Figure scripts:
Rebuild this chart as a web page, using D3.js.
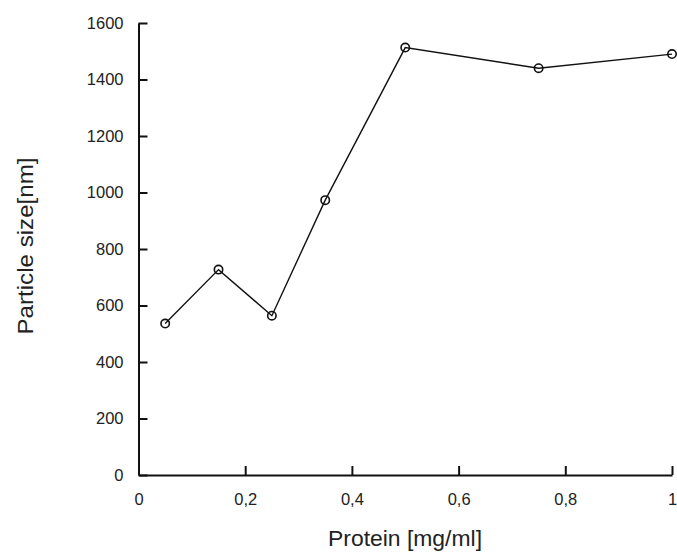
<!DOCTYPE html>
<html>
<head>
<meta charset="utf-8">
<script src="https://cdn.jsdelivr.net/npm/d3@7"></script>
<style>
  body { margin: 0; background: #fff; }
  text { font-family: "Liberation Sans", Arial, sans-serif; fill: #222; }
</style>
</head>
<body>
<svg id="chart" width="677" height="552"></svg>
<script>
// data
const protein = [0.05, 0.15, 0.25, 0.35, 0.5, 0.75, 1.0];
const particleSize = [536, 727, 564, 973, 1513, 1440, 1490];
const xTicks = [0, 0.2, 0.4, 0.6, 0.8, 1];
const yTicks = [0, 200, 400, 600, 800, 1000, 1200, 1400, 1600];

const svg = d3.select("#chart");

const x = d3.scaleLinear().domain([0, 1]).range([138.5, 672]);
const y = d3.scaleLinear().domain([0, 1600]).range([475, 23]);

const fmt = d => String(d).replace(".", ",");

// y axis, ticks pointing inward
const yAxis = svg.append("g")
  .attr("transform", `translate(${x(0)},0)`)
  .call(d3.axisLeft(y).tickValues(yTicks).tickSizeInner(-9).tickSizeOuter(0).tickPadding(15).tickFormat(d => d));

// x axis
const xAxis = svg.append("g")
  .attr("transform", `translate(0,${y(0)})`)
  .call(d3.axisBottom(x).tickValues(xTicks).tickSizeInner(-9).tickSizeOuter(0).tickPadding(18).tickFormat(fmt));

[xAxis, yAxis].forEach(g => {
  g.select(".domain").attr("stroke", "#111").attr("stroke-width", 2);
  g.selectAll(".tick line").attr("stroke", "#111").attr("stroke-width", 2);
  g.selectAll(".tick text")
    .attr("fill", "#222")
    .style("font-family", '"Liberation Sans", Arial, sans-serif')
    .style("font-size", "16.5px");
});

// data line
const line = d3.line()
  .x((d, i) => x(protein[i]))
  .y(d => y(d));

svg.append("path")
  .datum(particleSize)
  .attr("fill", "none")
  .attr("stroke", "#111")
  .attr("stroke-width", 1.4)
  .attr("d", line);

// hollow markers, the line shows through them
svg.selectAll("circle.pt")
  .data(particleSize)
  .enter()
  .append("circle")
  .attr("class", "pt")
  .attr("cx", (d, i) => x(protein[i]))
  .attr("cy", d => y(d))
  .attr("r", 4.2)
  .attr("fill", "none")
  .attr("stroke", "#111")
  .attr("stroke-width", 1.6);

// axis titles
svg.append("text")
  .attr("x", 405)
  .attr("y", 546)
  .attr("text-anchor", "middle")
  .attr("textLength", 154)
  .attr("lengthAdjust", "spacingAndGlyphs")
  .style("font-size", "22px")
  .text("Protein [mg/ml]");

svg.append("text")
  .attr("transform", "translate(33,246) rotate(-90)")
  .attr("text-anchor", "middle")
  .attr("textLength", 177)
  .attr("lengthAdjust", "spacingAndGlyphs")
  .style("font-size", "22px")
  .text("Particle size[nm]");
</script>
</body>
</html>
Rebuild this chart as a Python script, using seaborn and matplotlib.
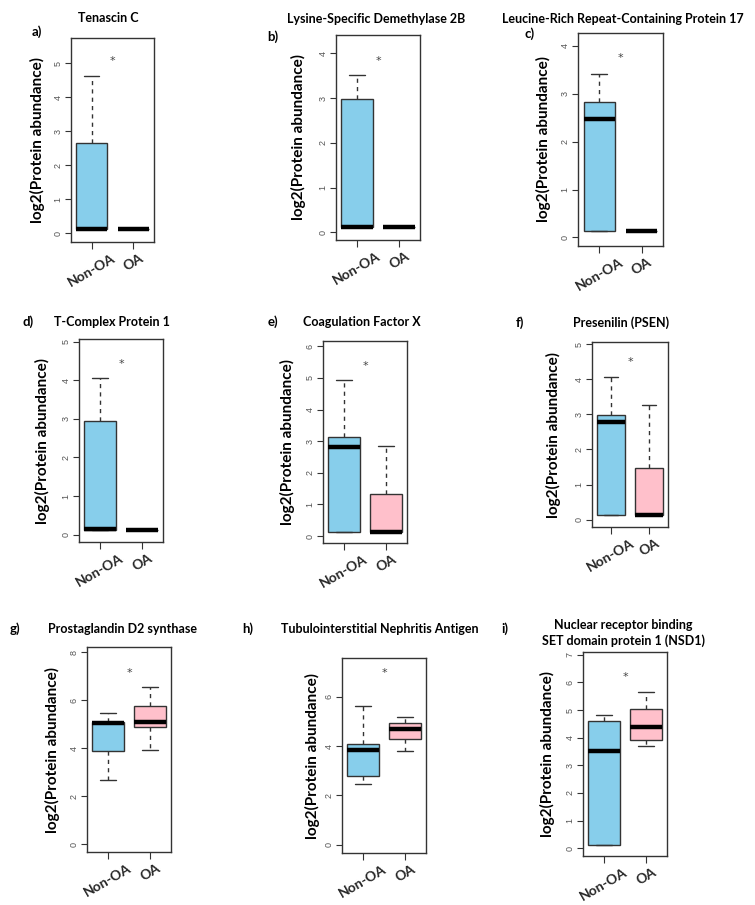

- Your goal -
Transcribe every entry word for word, but omit the pictures.

- Written answer -
Rebuild this chart as a web page, using D3.js.
<!DOCTYPE html>
<html>
<head>
<meta charset="utf-8">
<script src="https://cdn.jsdelivr.net/npm/d3@7"></script>
<style>
  body { margin: 0; background: #fff; }
  text { font-family: "Liberation Sans", Arial, sans-serif; fill: #222; }
</style>
</head>
<body>
<svg id="chart" width="677" height="552"></svg>
<script>
// data
const protein = [0.05, 0.15, 0.25, 0.35, 0.5, 0.75, 1.0];
const particleSize = [536, 727, 564, 973, 1513, 1440, 1490];
const xTicks = [0, 0.2, 0.4, 0.6, 0.8, 1];
const yTicks = [0, 200, 400, 600, 800, 1000, 1200, 1400, 1600];

const svg = d3.select("#chart");

const x = d3.scaleLinear().domain([0, 1]).range([138.5, 672]);
const y = d3.scaleLinear().domain([0, 1600]).range([475, 23]);

const fmt = d => String(d).replace(".", ",");

// y axis, ticks pointing inward
const yAxis = svg.append("g")
  .attr("transform", `translate(${x(0)},0)`)
  .call(d3.axisLeft(y).tickValues(yTicks).tickSizeInner(-9).tickSizeOuter(0).tickPadding(15).tickFormat(d => d));

// x axis
const xAxis = svg.append("g")
  .attr("transform", `translate(0,${y(0)})`)
  .call(d3.axisBottom(x).tickValues(xTicks).tickSizeInner(-9).tickSizeOuter(0).tickPadding(18).tickFormat(fmt));

[xAxis, yAxis].forEach(g => {
  g.select(".domain").attr("stroke", "#111").attr("stroke-width", 2);
  g.selectAll(".tick line").attr("stroke", "#111").attr("stroke-width", 2);
  g.selectAll(".tick text")
    .attr("fill", "#222")
    .style("font-family", '"Liberation Sans", Arial, sans-serif')
    .style("font-size", "16.5px");
});

// data line
const line = d3.line()
  .x((d, i) => x(protein[i]))
  .y(d => y(d));

svg.append("path")
  .datum(particleSize)
  .attr("fill", "none")
  .attr("stroke", "#111")
  .attr("stroke-width", 1.4)
  .attr("d", line);

// hollow markers, the line shows through them
svg.selectAll("circle.pt")
  .data(particleSize)
  .enter()
  .append("circle")
  .attr("class", "pt")
  .attr("cx", (d, i) => x(protein[i]))
  .attr("cy", d => y(d))
  .attr("r", 4.2)
  .attr("fill", "none")
  .attr("stroke", "#111")
  .attr("stroke-width", 1.6);

// axis titles
svg.append("text")
  .attr("x", 405)
  .attr("y", 546)
  .attr("text-anchor", "middle")
  .attr("textLength", 154)
  .attr("lengthAdjust", "spacingAndGlyphs")
  .style("font-size", "22px")
  .text("Protein [mg/ml]");

svg.append("text")
  .attr("transform", "translate(33,246) rotate(-90)")
  .attr("text-anchor", "middle")
  .attr("textLength", 177)
  .attr("lengthAdjust", "spacingAndGlyphs")
  .style("font-size", "22px")
  .text("Particle size[nm]");
</script>
</body>
</html>
Rebuild this chart as a Python script, using seaborn and matplotlib.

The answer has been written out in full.